The city council has been granted powers by government to enforce stricter measures on agents wanting boards near to De Montfort University and the University of Leicester as well as:
- Clarendon Park,
- West End,
- Ashleigh Road, and;
- the West End conservation areas.
However, last year the council prosecuted student lettings firm Unipad and another company, Dexterford Ltd, for the display of advertisements without advertisement consent though these advertisements were not related to To Let or For Sale boards. Unipad also owns large portfolios of property clearly designated as student accommodation, along with Code and other student accommodation which is clearly marked as such whilst all the landlords who own properties which aren’t high-rise tower blocks are left to suffer with empty properties because they’re unable to adequately market them.
Under new rules coming into force on July 2nd this year, penalties for landlords and agents not complying can be up to £2,500 for the offence in principle and then daily fines of £250 for a continuing offence. This means the council are poised to make a lot of money between now and October as this little-known new by-law comes into force and more properties come onto the market for student tenants to occupy.
A spokesperson for Leicester City Council said;
We know that people who live close to the universities are concerned about the almost permanent proliferation of ‘To Let’ boards on their streets. We have had a voluntary code of practice in place for a number of years but only a handful of landlords complied with this. Despite our best efforts, these advertising hoardings continue to create an eyesore in areas with a high concentration of rental properties.
The council submitted the request for the Regulation 7 Direction Powers in 2017 and was given the green light by the Ministry of Housing, Communities and Local Government in February this year. Any agents with boards already up will be told to remove them but there is no evidence to suggest this new rule will be properly promoted to landlords and agents who serve the student markets in those areas, a very underhanded and frowned upon approach as far as Leicester Property Insight is concerned.
This doesn’t necessarily mean every board will disappear from the streets though, the Leicester City Council say;
Advertisement consent is required to display a ‘To Let’ board, which can be done by submitting a planning application, along with a fee. However, to help landlords, we will not ask for planning applications for those boards which follow a new Code of Practice.
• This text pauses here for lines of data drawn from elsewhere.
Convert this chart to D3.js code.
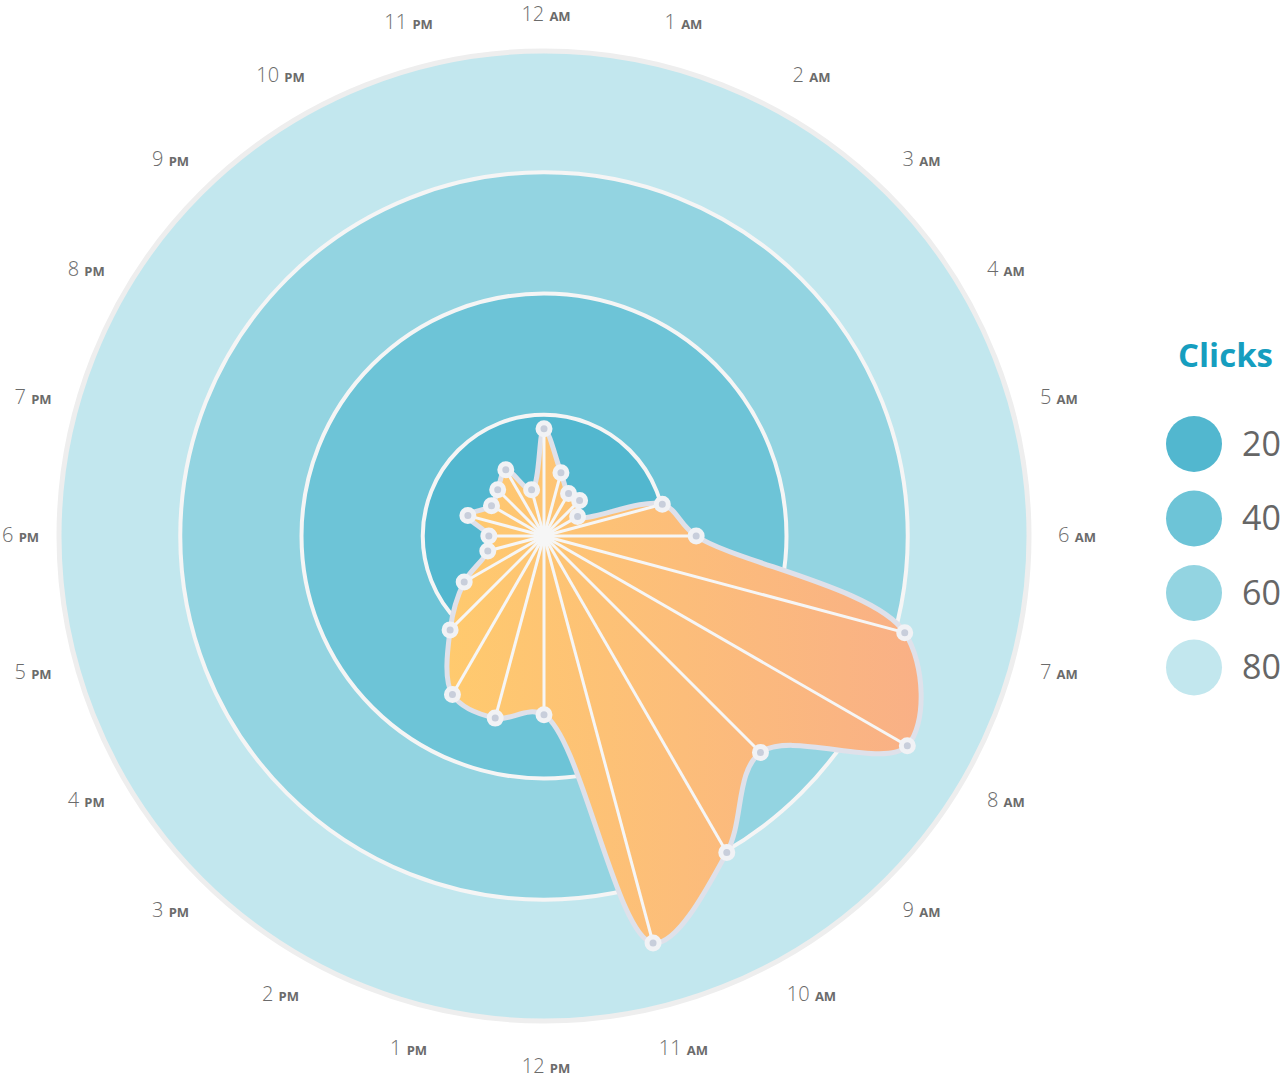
<!DOCTYPE html>
<html>
<head>
<meta charset="utf-8">
<script src="https://cdn.jsdelivr.net/npm/d3@7"></script>
<style>
  body { margin: 0; background: #fff; }
  text { font-family: "Open Sans", sans-serif; }
</style>
</head>
<body>
<div id="chart"></div>
<script>
(function () {

  /***** Data *****/
  var hours = ["12", "1", "2", "3", "4", "5", "6", "7", "8", "9", "10", "11",
               "12", "1", "2", "3", "4", "5", "6", "7", "8", "9", "10", "11"]
  var periods = ["AM", "AM", "AM", "AM", "AM", "AM", "AM", "AM", "AM", "AM", "AM", "AM",
                 "PM", "PM", "PM", "PM", "PM", "PM", "PM", "PM", "PM", "PM", "PM", "PM"]
  var clicks = [17.7, 10.8, 8.1, 8.3, 6.4, 20.2, 25.1, 61.6, 69.2, 50.5, 60.3, 69.5,
                29.5, 31.1, 30.2, 21.9, 15.2, 9.6, 9.1, 13.0, 10.0, 10.8, 12.6, 7.9]
  var levels = [20, 40, 60, 80]
  var levelColors = ["#52b7cf", "#6dc4d7", "#93d4e1", "#c2e7ee"]

  /***** Configuration *****/
  var width = 1283
  var height = 1078
  var cx = 544
  var cy = 536
  var outerRadius = 485
  var labelRadius = 531

  var svg = d3.select("#chart")
    .append("svg")
    .attr("width", width)
    .attr("height", height)

  var defs = svg.append("defs")
  var grad = defs.append("linearGradient")
    .attr("id", "areaGrad")
    .attr("x1", "0%").attr("x2", "100%")
    .attr("y1", "0%").attr("y2", "0%")
  grad.append("stop").attr("offset", "0%").attr("stop-color", "#ffca6e")
  grad.append("stop").attr("offset", "100%").attr("stop-color", "#f9b086")

  var g = svg.append("g")
    .attr("transform", "translate(" + cx + "," + cy + ")")

  var r = d3.scaleLinear().domain([0, 80]).range([0, outerRadius])
  var angle = d3.scaleLinear().domain([0, 24]).range([0, 2 * Math.PI])

  // rings, biggest first
  g.selectAll(".ring")
    .data(levels.slice().reverse())
    .enter().append("circle")
    .attr("class", "ring")
    .attr("r", d => r(d))
    .attr("fill", d => levelColors[levels.indexOf(d)])
    .attr("stroke", (d, i) => i === 0 ? "#eeeeee" : "#f5f5f5")
    .attr("stroke-width", (d, i) => i === 0 ? 5 : 4)

  // area
  var radial = d3.lineRadial()
    .angle((d, i) => angle(i))
    .radius(d => r(d))
    .curve(d3.curveCatmullRomClosed.alpha(0.5))

  g.append("path")
    .datum(clicks)
    .attr("d", radial)
    .attr("fill", "url(#areaGrad)")
    .attr("stroke", "#dfe1ea")
    .attr("stroke-width", 5)
    .attr("stroke-linejoin", "round")

  var px = (d, i) => r(d) * Math.sin(angle(i))
  var py = (d, i) => -r(d) * Math.cos(angle(i))

  // spokes
  g.selectAll(".spoke")
    .data(clicks)
    .enter().append("line")
    .attr("class", "spoke")
    .attr("x1", 0).attr("y1", 0)
    .attr("x2", px).attr("y2", py)
    .attr("stroke", "#f6f6f6")
    .attr("stroke-width", 3)

  // points
  g.selectAll(".dot")
    .data(clicks)
    .enter().append("circle")
    .attr("class", "dot")
    .attr("cx", px).attr("cy", py)
    .attr("r", 6)
    .attr("fill", "#c8cedb")
    .attr("stroke", "#f1f2f5")
    .attr("stroke-width", 5)

  // hour labels
  var labels = g.selectAll(".hour")
    .data(hours)
    .enter().append("text")
    .attr("class", "hour")
    .attr("x", (d, i) => 2 + labelRadius * Math.sin(angle(i)))
    .attr("y", (d, i) => -labelRadius * Math.cos(angle(i)))
    .attr("dy", "0.35em")
    .attr("text-anchor", "middle")
    .attr("fill", "#6b6b6b")
  labels.append("tspan")
    .attr("font-size", 20)
    .attr("font-weight", 300)
    .text(d => d + " ")
  labels.append("tspan")
    .attr("font-size", 13)
    .attr("font-weight", 700)
    .text((d, i) => periods[i])

  // keep labels inside the picture
  labels.each(function () {
    var b = this.getBBox()
    var x = +this.getAttribute("x")
    var y = +this.getAttribute("y")
    if (cx + b.x < 2) this.setAttribute("x", x + (2 - cx - b.x))
    if (cy + b.y < 0) this.setAttribute("y", y - (cy + b.y))
  })

  // legend
  var legend = svg.append("g")
    .attr("transform", "translate(1178,0)")

  legend.append("text")
    .attr("x", 0).attr("y", 367)
    .attr("font-size", 33)
    .attr("font-weight", 700)
    .attr("fill", "#169ebf")
    .text("Clicks")

  var items = legend.selectAll(".item")
    .data(levels)
    .enter().append("g")
    .attr("class", "item")
    .attr("transform", (d, i) => "translate(0," + (444 + i * 74.5) + ")")
  items.append("circle")
    .attr("cx", 16).attr("cy", 0)
    .attr("r", 28)
    .attr("fill", (d, i) => levelColors[i])
  items.append("text")
    .attr("x", 64).attr("y", 0)
    .attr("dy", "0.35em")
    .attr("font-size", 34)
    .attr("fill", "#666")
    .text(d => d)

})()
</script>
</body>
</html>
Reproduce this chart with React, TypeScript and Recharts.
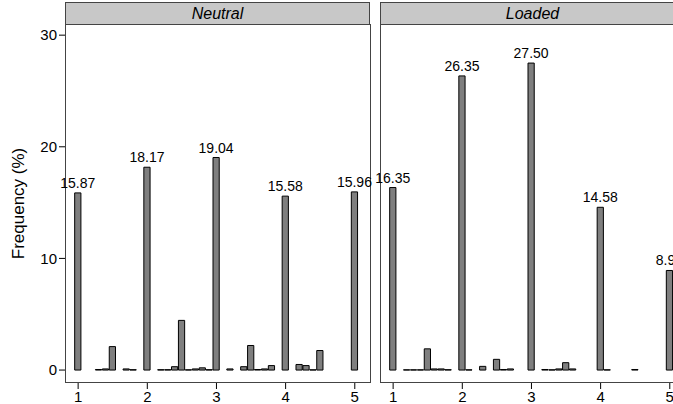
import React from "react";
import { BarChart, Bar, XAxis, YAxis, LabelList } from "recharts";

const bins = [1, 1.1, 1.2, 1.3, 1.4, 1.5, 1.6, 1.7, 1.8, 1.9, 2, 2.1, 2.2, 2.3, 2.4, 2.5, 2.6, 2.7, 2.8, 2.9, 3, 3.1, 3.2, 3.3, 3.4, 3.5, 3.6, 3.7, 3.8, 3.9, 4, 4.1, 4.2, 4.3, 4.4, 4.5, 4.6, 4.7, 4.8, 4.9, 5];

const neutral = [15.87, 0, 0, 0.05, 0.1, 2.1, 0, 0.1, 0.03, 0, 18.17, 0, 0.03, 0.03, 0.3, 4.45, 0.02, 0.1, 0.2, 0.03, 19.04, 0, 0.1, 0, 0.3, 2.2, 0.05, 0.1, 0.4, 0, 15.58, 0, 0.5, 0.4, 0.02, 1.75, 0, 0, 0, 0, 15.96];
const loaded = [16.35, 0, 0.02, 0.02, 0.02, 1.9, 0.1, 0.1, 0.03, 0, 26.35, 0.02, 0, 0.33, 0, 0.96, 0.05, 0.1, 0, 0, 27.5, 0, 0.05, 0.02, 0.1, 0.66, 0.1, 0, 0, 0, 14.58, 0.02, 0, 0, 0, 0.05, 0, 0, 0, 0, 8.92];

const xTicks = [1, 2, 3, 4, 5];
const yTicks = [0, 10, 20, 30];

const font = "'Liberation Sans', Arial, sans-serif";

const toRows = (vals: number[]) => bins.map((x, i) => ({ x, y: vals[i] }));

const renderLabel = (props: any) => {
  const { x, y, width, value } = props;
  if (value < 5) return null;
  return (
    <text x={x + width / 2} y={y - 5} textAnchor="middle" fontSize={14} fontFamily={font} fill="#000">
      {value.toFixed(2)}
    </text>
  );
};

function Panel({ title, vals, left, showY }: { title: string; vals: number[]; left: number; showY: boolean }) {
  const frameX = showY ? 65 : 8;
  const padL = showY ? 0 : 30;
  const yW = showY ? 65 : 0;
  return (
    <div style={{ position: "absolute", left, top: 0 }}>
      <div style={{ position: "absolute", left: frameX, top: 2, width: 303, height: 21, background: "#c8c8c8", border: "1px solid #444", textAlign: "center", fontFamily: font, fontStyle: "italic", fontSize: 16, lineHeight: "21px" }}>{title}</div>
      <div style={{ position: "absolute", left: frameX, top: 24, width: 304, height: 358, border: "1px solid #444", borderTop: "none", boxSizing: "content-box" }} />
      <div style={{ position: "absolute", left: frameX - yW - padL, top: 24 }}>
        <BarChart width={yW + padL + 305 + 25} height={380} data={toRows(vals)} margin={{ top: 0, right: 25, left: padL, bottom: 0 }} barSize={7}>
          <XAxis dataKey="x" type="number" domain={[0.81, 5.22]} ticks={xTicks} allowDataOverflow axisLine={false} tickLine={{ stroke: "#000" }} tick={{ fill: "#000", fontSize: 15, fontFamily: font }} height={21} interval={0} />
          <YAxis hide={!showY} width={yW} type="number" domain={[-1.16, 31]} ticks={yTicks} allowDataOverflow axisLine={false} tickLine={{ stroke: "#000" }} tick={{ fill: "#000", fontSize: 15, fontFamily: font }} label={{ value: "Frequency (%)", angle: -90, position: "insideLeft", offset: 18, style: { fontSize: 17, fontFamily: font, fill: "#000", textAnchor: "middle" } }} />
          <Bar dataKey="y" fill="#7f7f7f" stroke="#000" strokeWidth={1} isAnimationActive={false}>
            <LabelList dataKey="y" content={renderLabel} />
          </Bar>
        </BarChart>
      </div>
    </div>
  );
}

export default function App() {
  return (
    <div style={{ position: "absolute", left: 0, top: 0, width: 673, height: 404, overflow: "hidden", background: "#fff" }}>
      <Panel title="Neutral" vals={neutral} left={0} showY />
      <Panel title="Loaded" vals={loaded} left={372} showY={false} />
    </div>
  );
}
Where applications for advertisement consent are submitted, only those that comply with the Code of Practice will be considered acceptable.
The Code of Practice is as follows:
- Only one residential lettings ‘To Let’ board per building will be
- Each board shall have a white background and will conform to the
following layout: 34cm x 48cm or 48cm x 34cm.
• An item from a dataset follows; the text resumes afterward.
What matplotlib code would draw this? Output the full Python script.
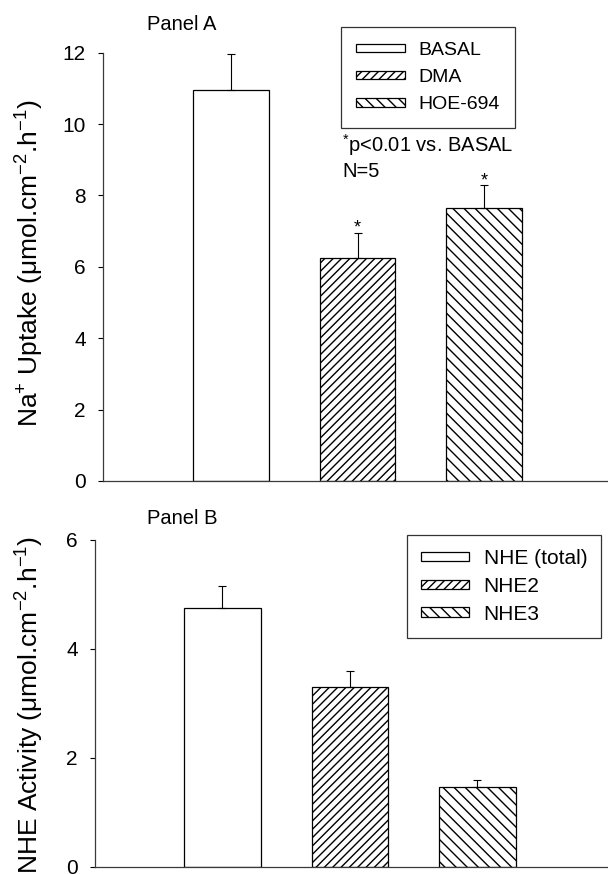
import numpy as np
import matplotlib
matplotlib.use('Agg')
import matplotlib.pyplot as plt

plt.rcParams['font.family'] = ['Liberation Sans', 'DejaVu Sans']
plt.rcParams['mathtext.fontset'] = 'custom'
plt.rcParams['mathtext.rm'] = 'Liberation Sans'
plt.rcParams['mathtext.it'] = 'Liberation Sans:italic'
plt.rcParams['hatch.linewidth'] = 1.0

# ---- data ----
a_labels = ['BASAL', 'DMA', 'HOE-694']
a_vals = [10.95, 6.25, 7.65]
a_err = [1.01, 0.70, 0.64]
a_sig = [False, True, True]

b_labels = ['NHE (total)', 'NHE2', 'NHE3']
b_vals = [4.75, 3.30, 1.46]
b_err = [0.41, 0.30, 0.13]

hatches = ['', '////', '\\\\\\']

fig = plt.figure(figsize=(6.08, 8.74), dpi=100)
axA = fig.add_axes([103 / 608, 0.4497, 504 / 608, 0.490])
axB = fig.add_axes([95 / 608, 0.0084, 512 / 608, 0.3738])


def draw(ax, vals, err, labels, ymax, ystep, ylabel, xlim, ylab_y):
    x = np.arange(len(vals))
    for i, v in enumerate(vals):
        ax.bar(x[i], v, 0.6, color='white', edgecolor='black', lw=0.9,
               hatch=hatches[i], label=labels[i], zorder=2)
    ax.errorbar(x, vals, yerr=[np.zeros(len(err)), err], fmt='none',
                ecolor='black', elinewidth=0.8, capsize=3, capthick=0.8, zorder=3)
    ax.set_xlim(*xlim)
    ax.set_ylim(0, ymax)
    ax.set_yticks(np.arange(0, ymax + 0.1, ystep))
    ax.set_xticks([])
    for s in ['top', 'right']:
        ax.spines[s].set_visible(False)
    for s in ['left', 'bottom']:
        ax.spines[s].set_linewidth(0.9)
        ax.spines[s].set_color('#3a3a3a')
    ax.tick_params(axis='y', direction='out', length=3.5, width=0.8,
                   labelsize=15, pad=9)
    ax.set_ylabel(ylabel, fontsize=19)
    ax.yaxis.set_label_coords(46 / 608, 1 - ylab_y / 874, transform=fig.transFigure)


draw(axA, a_vals, a_err, a_labels, 12, 2,
     'Na$^{+}$ Uptake (\u03bcmol.cm$^{-2}$.h$^{-1}$)', (-1.012, 2.972), 263)
draw(axB, b_vals, b_err, b_labels, 6, 2,
     'NHE Activity (\u03bcmol.cm$^{-2}$.h$^{-1}$)', (-1.0, 3.016), 705)

for i, s in enumerate(a_sig):
    if s:
        axA.text(i, a_vals[i] + a_err[i], '*', ha='center', va='baseline',
                 fontsize=13)

fig.text(342 / 608, 1 - 152 / 874, '$^{*}$p<0.01 vs. BASAL', fontsize=14.5, va='baseline')
fig.text(342 / 608, 1 - 177 / 874, 'N=5', fontsize=14.5, va='baseline')

fig.text(147 / 608, 1 - 30 / 874, 'Panel A', fontsize=14.5, va='baseline')
fig.text(147 / 608, 1 - 524 / 874, 'Panel B', fontsize=14.5, va='baseline')

leg_kw = dict(frameon=True, fancybox=False, edgecolor='black',
              handleheight=0.32, handletextpad=0.7, borderaxespad=0, loc='upper left')
legA = axA.legend(bbox_to_anchor=(341 / 608, 1 - 27 / 874), bbox_transform=fig.transFigure,
                  fontsize=14, handlelength=2.5, labelspacing=0.52, borderpad=0.77, **leg_kw)
legB = axB.legend(bbox_to_anchor=(407 / 608, 1 - 535 / 874), bbox_transform=fig.transFigure,
                  fontsize=15, handlelength=2.3, labelspacing=0.42, borderpad=0.68, **leg_kw)
for lg in (legA, legB):
    lg.get_frame().set_linewidth(0.9)

fig.savefig('out.png', dpi=100)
- One company logo per board will be permitted providing that the
logo does not exceed one third of the overall size of the advertising
- Boards marked with ‘Let by’, ‘Let’, ‘More Wanted’ or similar wording
- No more than one board shall be permitted per landlord/agent per
- a) Boards shall be mounted flush to the wall above/around the
front door, or if that is not possible, flush to the wall on the
street frontage elevation. In either instance, no part of a
board shall be higher than first-floor window sill level;b) alternatively, boards shall be displayed internally in a ground
floor window facing the street frontage, but not in addition to
a board displayed externally.
- Boards shall only be allowed on properties immediately available
‘To Let,’ unless they are for the following academic year, when they
shall not be put up until 1st January of that year.
- Letting boards shall be removed not later than 14 days after the
granting of a tenancy for the room, house or flat to which it relates.
- No ‘To Let’ boards shall be displayed between 1st October to
31st December inclusive.
As we can see from the above, there are some strict new rules for To Let boards and it doesn’t state whether or not the above code of practice extends to letting agents, Harry Albert Lettings & Estates, a relatively new letting agent who launched in January this year, also managing properties in the West End and London Road areas, say;
It is concerning to us that the council are trying to stamp out letting agents and residential landlords, especially those who provide accommodation to those who are likely to be the leaders of tomorrow, students. We wonder if anybody at the council who made the decision to harm landlords and agents in the areas affected alike ever experienced the difficulty of finding suitable student accommodation that was within budget before. If they had, we expect they’d have a difference stance on the matter.
Rather than police student accommodation providers, would it not be a better option to police the rogue landlords, including Leicester City Council themselves who left an elderly tenant with dementia of theirs die in squalor with a flooding bathroom, leaking radiators and toilet which didn’t work.
The council will enforce the new rules by carrying out regular surveys in the areas impacted by the change and they’re encouraging residents of the city to report breaches to their Compliance and Monitoring team at the planning department of Leicester City Council.
Cllr Piara Singh Clair, Deputy City mayor and lead on regulatory services, said:
‘To Let’ boards are intrusive, serving as little more than advertisements for the letting agents themselves.We are pleased that the planning inspector has agreed that more powers are needed to tackle this problem in the worst affected parts of the city.
Clearly, like his colleague, Sir Peter Soulsby, Piara Singh Clair has little understanding of the function of ‘To Let’ boards which is to clearly demonstrate which properties are ‘for sale’, ‘to let’ or not on the market. You see, a board saying ‘To Let’ means the property is available to rent, ‘For Sale’ means the property is for sale and no house board means the property may not be on the market. The boards do advertise the company the property is available for rent or sale and this is quite an important part of the buying process for tenants or buyers, if you don’t know who the property is ‘to let’ or ‘for sale’ by, you’ll be unable to contact them to make relevant enquiries therefore leading to longer void periods and less money for landlords which will, of course, translate into increased rents to cover the cost of the lengthy void periods imposed by the Leicester City Council as a result of these actions. They’re ugly and make buildings look disgusting. I think the scheme is a good idea.
The councillor, Piara Singh, was unable to provide any evidence to back up the claims of them being ugly and making buildings look disgusting, neither have they been able to back up the claim that landlords and agents use these boards solely for advertising.
Unsubstantiated claims are nothing new from the mayor’s department of the council, Peter Soulsby ripped off taxpayers when he sold the old Council office site in the city centre for £24thousand when it was worth more than £3million and claims the site was “crumbling” even though the buildings had been demolished and the land was perfectly fine to be rebuilt upon. Unfortunately, Soulsby has continued to fail to provide any evidence behind his claims which are costing the taxpayers millions.